» Exercise material
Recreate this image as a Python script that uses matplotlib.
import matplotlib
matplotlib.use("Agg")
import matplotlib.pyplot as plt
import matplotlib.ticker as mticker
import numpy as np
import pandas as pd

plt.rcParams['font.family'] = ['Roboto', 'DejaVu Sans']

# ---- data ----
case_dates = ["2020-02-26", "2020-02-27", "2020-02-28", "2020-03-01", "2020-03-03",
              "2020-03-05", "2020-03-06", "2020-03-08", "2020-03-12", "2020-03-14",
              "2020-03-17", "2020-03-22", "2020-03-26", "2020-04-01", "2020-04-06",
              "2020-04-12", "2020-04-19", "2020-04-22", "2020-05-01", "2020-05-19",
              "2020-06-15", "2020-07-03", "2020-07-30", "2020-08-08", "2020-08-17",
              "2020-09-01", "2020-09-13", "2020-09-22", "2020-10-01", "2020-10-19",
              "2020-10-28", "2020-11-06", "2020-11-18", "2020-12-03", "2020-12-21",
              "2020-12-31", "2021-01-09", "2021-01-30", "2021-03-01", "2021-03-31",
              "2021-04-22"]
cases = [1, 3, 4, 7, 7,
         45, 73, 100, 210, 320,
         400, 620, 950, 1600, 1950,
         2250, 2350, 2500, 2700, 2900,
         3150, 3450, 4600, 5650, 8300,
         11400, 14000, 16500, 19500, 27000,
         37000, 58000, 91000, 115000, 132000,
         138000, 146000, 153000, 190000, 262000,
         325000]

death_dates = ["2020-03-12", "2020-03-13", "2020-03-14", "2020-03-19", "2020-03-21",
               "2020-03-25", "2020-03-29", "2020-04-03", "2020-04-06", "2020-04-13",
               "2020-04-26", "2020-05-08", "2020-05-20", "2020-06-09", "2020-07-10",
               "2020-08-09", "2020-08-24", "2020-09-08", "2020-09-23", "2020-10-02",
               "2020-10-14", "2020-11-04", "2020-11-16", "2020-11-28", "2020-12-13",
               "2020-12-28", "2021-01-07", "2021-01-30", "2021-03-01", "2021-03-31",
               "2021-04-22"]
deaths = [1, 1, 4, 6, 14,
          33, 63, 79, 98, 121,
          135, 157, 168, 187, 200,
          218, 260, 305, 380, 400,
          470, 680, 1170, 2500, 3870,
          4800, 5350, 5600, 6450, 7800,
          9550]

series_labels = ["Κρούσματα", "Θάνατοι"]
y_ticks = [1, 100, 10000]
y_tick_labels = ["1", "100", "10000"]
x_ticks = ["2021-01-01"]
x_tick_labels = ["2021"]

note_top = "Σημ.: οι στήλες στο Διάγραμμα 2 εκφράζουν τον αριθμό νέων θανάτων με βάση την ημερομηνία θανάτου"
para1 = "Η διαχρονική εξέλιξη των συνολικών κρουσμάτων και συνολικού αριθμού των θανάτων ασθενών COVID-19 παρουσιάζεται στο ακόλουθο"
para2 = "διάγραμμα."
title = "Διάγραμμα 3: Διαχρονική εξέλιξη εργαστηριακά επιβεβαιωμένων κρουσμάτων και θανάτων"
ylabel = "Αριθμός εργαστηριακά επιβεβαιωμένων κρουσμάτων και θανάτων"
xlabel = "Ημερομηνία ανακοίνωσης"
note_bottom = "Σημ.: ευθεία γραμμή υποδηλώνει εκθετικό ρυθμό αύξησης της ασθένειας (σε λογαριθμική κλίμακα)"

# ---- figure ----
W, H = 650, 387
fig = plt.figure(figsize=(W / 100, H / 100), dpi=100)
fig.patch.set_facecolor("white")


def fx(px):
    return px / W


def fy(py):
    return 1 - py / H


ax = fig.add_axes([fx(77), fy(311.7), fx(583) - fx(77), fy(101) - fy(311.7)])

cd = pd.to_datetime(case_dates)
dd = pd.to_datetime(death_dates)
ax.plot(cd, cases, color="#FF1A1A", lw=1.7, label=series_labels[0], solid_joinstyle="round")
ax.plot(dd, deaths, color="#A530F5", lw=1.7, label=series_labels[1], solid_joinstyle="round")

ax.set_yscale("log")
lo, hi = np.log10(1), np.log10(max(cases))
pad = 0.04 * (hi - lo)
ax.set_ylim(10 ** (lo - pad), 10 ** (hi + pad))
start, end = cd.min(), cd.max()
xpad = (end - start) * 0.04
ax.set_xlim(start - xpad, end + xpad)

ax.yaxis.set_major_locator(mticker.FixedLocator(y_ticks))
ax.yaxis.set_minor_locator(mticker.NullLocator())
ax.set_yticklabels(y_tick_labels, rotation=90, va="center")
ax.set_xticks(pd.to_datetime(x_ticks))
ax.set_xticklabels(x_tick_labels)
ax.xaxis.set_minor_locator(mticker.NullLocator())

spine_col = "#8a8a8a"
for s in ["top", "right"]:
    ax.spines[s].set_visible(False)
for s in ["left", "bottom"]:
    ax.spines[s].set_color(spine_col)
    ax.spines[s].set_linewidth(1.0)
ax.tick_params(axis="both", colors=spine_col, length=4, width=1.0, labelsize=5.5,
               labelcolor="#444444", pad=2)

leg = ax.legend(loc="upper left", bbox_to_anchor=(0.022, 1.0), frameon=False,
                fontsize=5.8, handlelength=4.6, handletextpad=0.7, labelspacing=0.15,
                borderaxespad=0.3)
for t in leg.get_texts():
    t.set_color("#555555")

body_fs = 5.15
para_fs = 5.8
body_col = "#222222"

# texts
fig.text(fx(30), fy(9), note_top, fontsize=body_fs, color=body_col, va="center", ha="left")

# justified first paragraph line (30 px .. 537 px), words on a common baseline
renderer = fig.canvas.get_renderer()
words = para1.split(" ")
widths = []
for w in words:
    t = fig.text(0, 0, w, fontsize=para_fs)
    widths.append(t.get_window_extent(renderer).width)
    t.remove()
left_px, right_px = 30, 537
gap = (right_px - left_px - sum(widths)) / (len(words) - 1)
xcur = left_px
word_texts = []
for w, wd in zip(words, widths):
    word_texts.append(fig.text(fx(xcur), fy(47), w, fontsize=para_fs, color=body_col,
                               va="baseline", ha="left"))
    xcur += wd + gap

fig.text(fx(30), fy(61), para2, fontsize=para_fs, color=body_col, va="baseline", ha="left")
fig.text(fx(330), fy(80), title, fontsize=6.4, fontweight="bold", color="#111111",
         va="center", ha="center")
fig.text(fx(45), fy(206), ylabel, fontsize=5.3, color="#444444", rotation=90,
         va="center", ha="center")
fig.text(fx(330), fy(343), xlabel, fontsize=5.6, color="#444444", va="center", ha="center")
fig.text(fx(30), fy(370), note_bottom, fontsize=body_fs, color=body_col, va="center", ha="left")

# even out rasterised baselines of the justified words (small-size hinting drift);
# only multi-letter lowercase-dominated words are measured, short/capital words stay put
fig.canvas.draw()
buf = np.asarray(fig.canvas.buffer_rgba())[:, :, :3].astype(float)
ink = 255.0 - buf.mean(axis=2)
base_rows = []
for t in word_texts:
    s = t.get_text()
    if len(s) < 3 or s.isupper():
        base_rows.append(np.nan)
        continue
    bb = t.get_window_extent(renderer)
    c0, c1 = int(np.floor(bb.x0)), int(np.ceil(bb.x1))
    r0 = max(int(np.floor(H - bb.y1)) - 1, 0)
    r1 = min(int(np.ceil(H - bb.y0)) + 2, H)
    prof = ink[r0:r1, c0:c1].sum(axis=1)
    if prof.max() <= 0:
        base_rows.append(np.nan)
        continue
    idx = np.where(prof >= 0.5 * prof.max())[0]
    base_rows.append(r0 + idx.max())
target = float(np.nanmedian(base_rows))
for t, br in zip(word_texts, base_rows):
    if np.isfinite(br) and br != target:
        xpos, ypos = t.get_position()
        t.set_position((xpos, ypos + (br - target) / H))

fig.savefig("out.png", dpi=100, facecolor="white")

* * *

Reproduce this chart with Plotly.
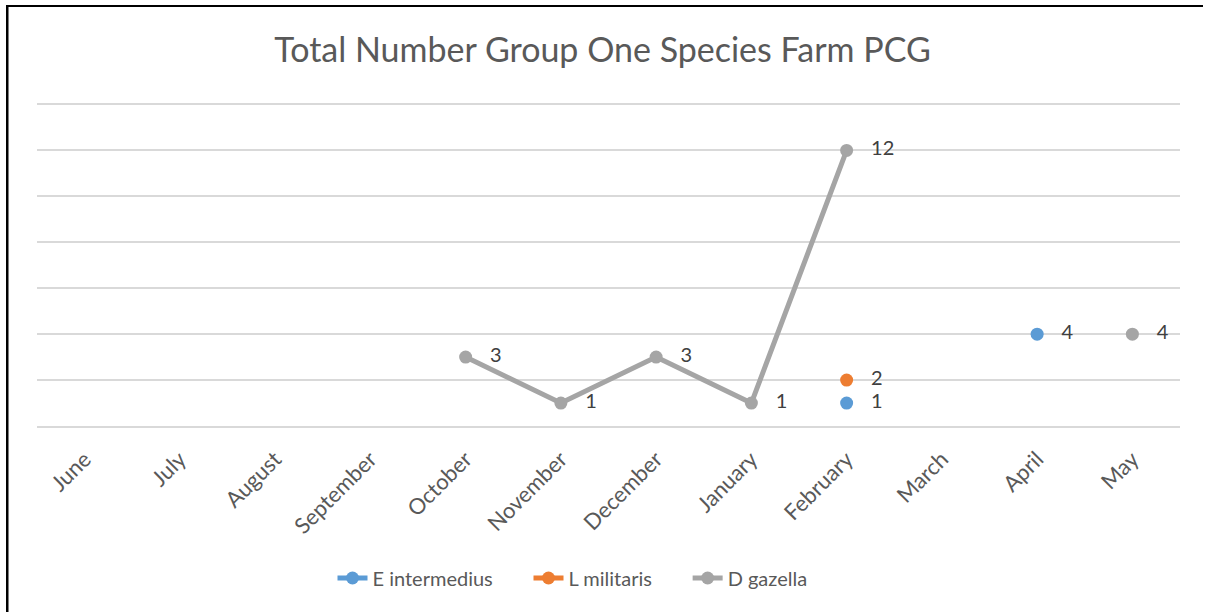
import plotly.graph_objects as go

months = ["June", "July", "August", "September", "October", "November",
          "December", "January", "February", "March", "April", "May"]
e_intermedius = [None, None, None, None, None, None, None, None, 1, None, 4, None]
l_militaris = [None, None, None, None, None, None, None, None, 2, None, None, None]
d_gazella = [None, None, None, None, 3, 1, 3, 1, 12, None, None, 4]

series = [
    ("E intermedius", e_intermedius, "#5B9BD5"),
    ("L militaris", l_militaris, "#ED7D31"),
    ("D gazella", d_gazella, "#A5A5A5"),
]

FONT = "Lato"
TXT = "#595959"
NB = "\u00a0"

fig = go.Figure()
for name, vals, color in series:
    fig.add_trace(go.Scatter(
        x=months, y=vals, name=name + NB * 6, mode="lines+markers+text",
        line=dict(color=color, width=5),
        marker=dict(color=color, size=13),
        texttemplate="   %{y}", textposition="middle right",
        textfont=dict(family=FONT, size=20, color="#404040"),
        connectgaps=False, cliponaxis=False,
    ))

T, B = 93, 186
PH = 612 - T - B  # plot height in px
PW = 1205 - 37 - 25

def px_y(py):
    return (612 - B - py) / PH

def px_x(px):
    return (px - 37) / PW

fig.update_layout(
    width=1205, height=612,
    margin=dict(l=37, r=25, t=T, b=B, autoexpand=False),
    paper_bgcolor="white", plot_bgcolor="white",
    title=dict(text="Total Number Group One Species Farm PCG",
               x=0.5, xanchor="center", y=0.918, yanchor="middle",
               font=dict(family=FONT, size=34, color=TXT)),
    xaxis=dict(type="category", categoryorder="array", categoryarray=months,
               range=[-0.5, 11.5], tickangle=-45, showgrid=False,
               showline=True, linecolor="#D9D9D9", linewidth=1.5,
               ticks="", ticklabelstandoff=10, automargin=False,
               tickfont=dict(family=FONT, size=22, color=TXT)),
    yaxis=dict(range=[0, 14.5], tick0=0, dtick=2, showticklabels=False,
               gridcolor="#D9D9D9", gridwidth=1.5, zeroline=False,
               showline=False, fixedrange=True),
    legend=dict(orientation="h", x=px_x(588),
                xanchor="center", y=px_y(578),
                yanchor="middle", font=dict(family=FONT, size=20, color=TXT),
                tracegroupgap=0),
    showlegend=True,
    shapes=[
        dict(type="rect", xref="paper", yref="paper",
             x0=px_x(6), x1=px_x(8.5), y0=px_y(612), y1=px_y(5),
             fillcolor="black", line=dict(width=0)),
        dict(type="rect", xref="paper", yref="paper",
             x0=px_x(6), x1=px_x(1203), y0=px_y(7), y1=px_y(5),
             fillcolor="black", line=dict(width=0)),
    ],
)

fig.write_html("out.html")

==

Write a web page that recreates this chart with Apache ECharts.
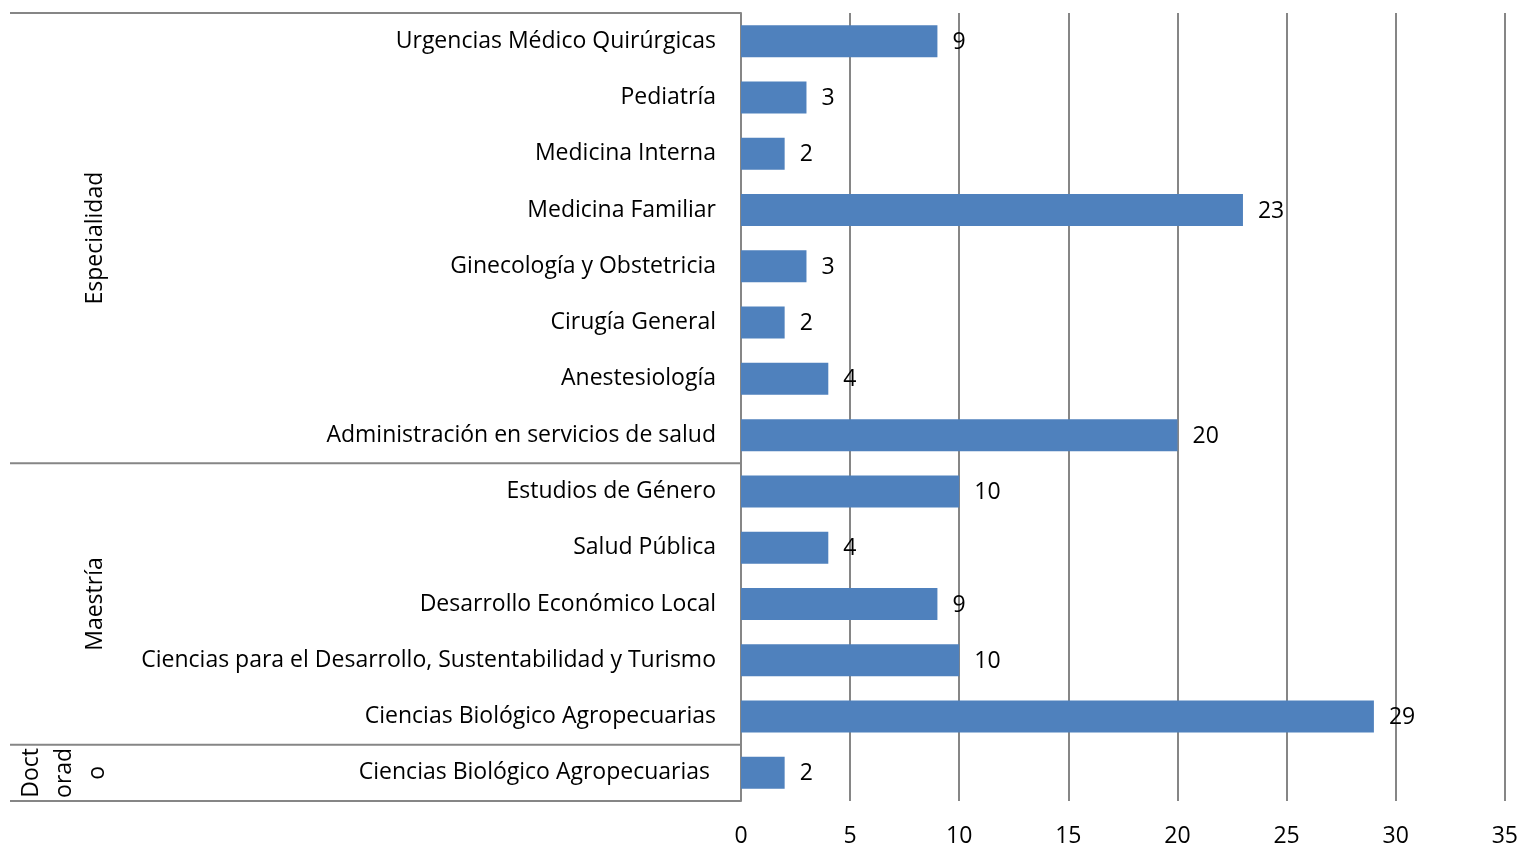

» Objective
Skip all pictures. Retype exactly the span whose first line is the one with "Reproduce this chart with Plotly." and whose last line is the one with "import plotly.graph_objects as go".

» Expected answer
Reproduce this chart with Plotly.
import plotly.graph_objects as go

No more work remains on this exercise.